- **REQUIRED WORK**
Your task is to copy the listing exactly, with the pictures left out.
· · · · ·
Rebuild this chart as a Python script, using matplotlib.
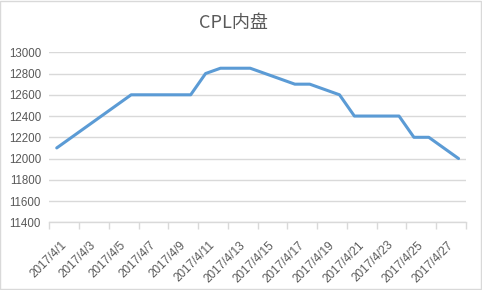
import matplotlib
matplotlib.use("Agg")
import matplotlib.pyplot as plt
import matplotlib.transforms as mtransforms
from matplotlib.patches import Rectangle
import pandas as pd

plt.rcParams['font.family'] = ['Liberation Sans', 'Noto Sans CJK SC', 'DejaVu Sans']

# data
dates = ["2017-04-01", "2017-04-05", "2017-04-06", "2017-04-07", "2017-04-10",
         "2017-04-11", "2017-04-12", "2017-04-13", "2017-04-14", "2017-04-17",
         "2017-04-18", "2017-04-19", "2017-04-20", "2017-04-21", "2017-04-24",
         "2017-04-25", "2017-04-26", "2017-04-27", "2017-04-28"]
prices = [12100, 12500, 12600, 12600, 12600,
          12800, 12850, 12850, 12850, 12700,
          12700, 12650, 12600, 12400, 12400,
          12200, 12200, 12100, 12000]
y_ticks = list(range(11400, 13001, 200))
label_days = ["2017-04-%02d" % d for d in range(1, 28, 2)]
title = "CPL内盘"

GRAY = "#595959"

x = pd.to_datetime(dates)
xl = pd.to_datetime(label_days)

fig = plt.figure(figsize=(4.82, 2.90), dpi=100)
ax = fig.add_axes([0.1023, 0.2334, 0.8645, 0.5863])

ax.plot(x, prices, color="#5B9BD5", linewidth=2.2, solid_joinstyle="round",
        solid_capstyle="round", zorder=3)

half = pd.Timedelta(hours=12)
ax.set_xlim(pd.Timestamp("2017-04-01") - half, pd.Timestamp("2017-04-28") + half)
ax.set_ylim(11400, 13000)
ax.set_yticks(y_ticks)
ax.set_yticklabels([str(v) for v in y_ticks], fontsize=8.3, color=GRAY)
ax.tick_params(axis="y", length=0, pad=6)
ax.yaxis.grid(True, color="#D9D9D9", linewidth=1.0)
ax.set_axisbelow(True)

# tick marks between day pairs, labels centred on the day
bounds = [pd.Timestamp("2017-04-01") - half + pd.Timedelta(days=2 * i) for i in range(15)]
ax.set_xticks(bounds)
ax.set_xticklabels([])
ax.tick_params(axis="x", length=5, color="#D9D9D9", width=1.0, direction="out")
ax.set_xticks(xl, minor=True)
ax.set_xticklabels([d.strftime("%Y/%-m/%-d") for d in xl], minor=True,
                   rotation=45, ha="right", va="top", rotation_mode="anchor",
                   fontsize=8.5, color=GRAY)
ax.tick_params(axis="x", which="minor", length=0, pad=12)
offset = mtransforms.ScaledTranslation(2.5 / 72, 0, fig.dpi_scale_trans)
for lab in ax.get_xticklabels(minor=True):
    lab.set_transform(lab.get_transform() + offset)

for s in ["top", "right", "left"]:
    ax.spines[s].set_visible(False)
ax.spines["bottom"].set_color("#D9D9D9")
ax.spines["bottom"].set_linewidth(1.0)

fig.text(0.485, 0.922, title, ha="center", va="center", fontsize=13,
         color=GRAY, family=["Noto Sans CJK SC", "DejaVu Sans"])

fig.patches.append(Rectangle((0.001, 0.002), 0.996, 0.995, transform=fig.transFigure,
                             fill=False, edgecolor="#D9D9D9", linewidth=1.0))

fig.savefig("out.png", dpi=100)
· · · · ·
- **SOLUTION FOR THIS EXERCISE**
Rebuild this chart as a Python script, using matplotlib.
import matplotlib
matplotlib.use("Agg")
import matplotlib.pyplot as plt
import matplotlib.transforms as mtransforms
from matplotlib.patches import Rectangle
import pandas as pd

plt.rcParams['font.family'] = ['Liberation Sans', 'Noto Sans CJK SC', 'DejaVu Sans']

# data
dates = ["2017-04-01", "2017-04-05", "2017-04-06", "2017-04-07", "2017-04-10",
         "2017-04-11", "2017-04-12", "2017-04-13", "2017-04-14", "2017-04-17",
         "2017-04-18", "2017-04-19", "2017-04-20", "2017-04-21", "2017-04-24",
         "2017-04-25", "2017-04-26", "2017-04-27", "2017-04-28"]
prices = [12100, 12500, 12600, 12600, 12600,
          12800, 12850, 12850, 12850, 12700,
          12700, 12650, 12600, 12400, 12400,
          12200, 12200, 12100, 12000]
y_ticks = list(range(11400, 13001, 200))
label_days = ["2017-04-%02d" % d for d in range(1, 28, 2)]
title = "CPL内盘"

GRAY = "#595959"

x = pd.to_datetime(dates)
xl = pd.to_datetime(label_days)

fig = plt.figure(figsize=(4.82, 2.90), dpi=100)
ax = fig.add_axes([0.1023, 0.2334, 0.8645, 0.5863])

ax.plot(x, prices, color="#5B9BD5", linewidth=2.2, solid_joinstyle="round",
        solid_capstyle="round", zorder=3)

half = pd.Timedelta(hours=12)
ax.set_xlim(pd.Timestamp("2017-04-01") - half, pd.Timestamp("2017-04-28") + half)
ax.set_ylim(11400, 13000)
ax.set_yticks(y_ticks)
ax.set_yticklabels([str(v) for v in y_ticks], fontsize=8.3, color=GRAY)
ax.tick_params(axis="y", length=0, pad=6)
ax.yaxis.grid(True, color="#D9D9D9", linewidth=1.0)
ax.set_axisbelow(True)

# tick marks between day pairs, labels centred on the day
bounds = [pd.Timestamp("2017-04-01") - half + pd.Timedelta(days=2 * i) for i in range(15)]
ax.set_xticks(bounds)
ax.set_xticklabels([])
ax.tick_params(axis="x", length=5, color="#D9D9D9", width=1.0, direction="out")
ax.set_xticks(xl, minor=True)
ax.set_xticklabels([d.strftime("%Y/%-m/%-d") for d in xl], minor=True,
                   rotation=45, ha="right", va="top", rotation_mode="anchor",
                   fontsize=8.5, color=GRAY)
ax.tick_params(axis="x", which="minor", length=0, pad=12)
offset = mtransforms.ScaledTranslation(2.5 / 72, 0, fig.dpi_scale_trans)
for lab in ax.get_xticklabels(minor=True):
    lab.set_transform(lab.get_transform() + offset)

for s in ["top", "right", "left"]:
    ax.spines[s].set_visible(False)
ax.spines["bottom"].set_color("#D9D9D9")
ax.spines["bottom"].set_linewidth(1.0)

fig.text(0.485, 0.922, title, ha="center", va="center", fontsize=13,
         color=GRAY, family=["Noto Sans CJK SC", "DejaVu Sans"])

fig.patches.append(Rectangle((0.001, 0.002), 0.996, 0.995, transform=fig.transFigure,
                             fill=False, edgecolor="#D9D9D9", linewidth=1.0))

fig.savefig("out.png", dpi=100)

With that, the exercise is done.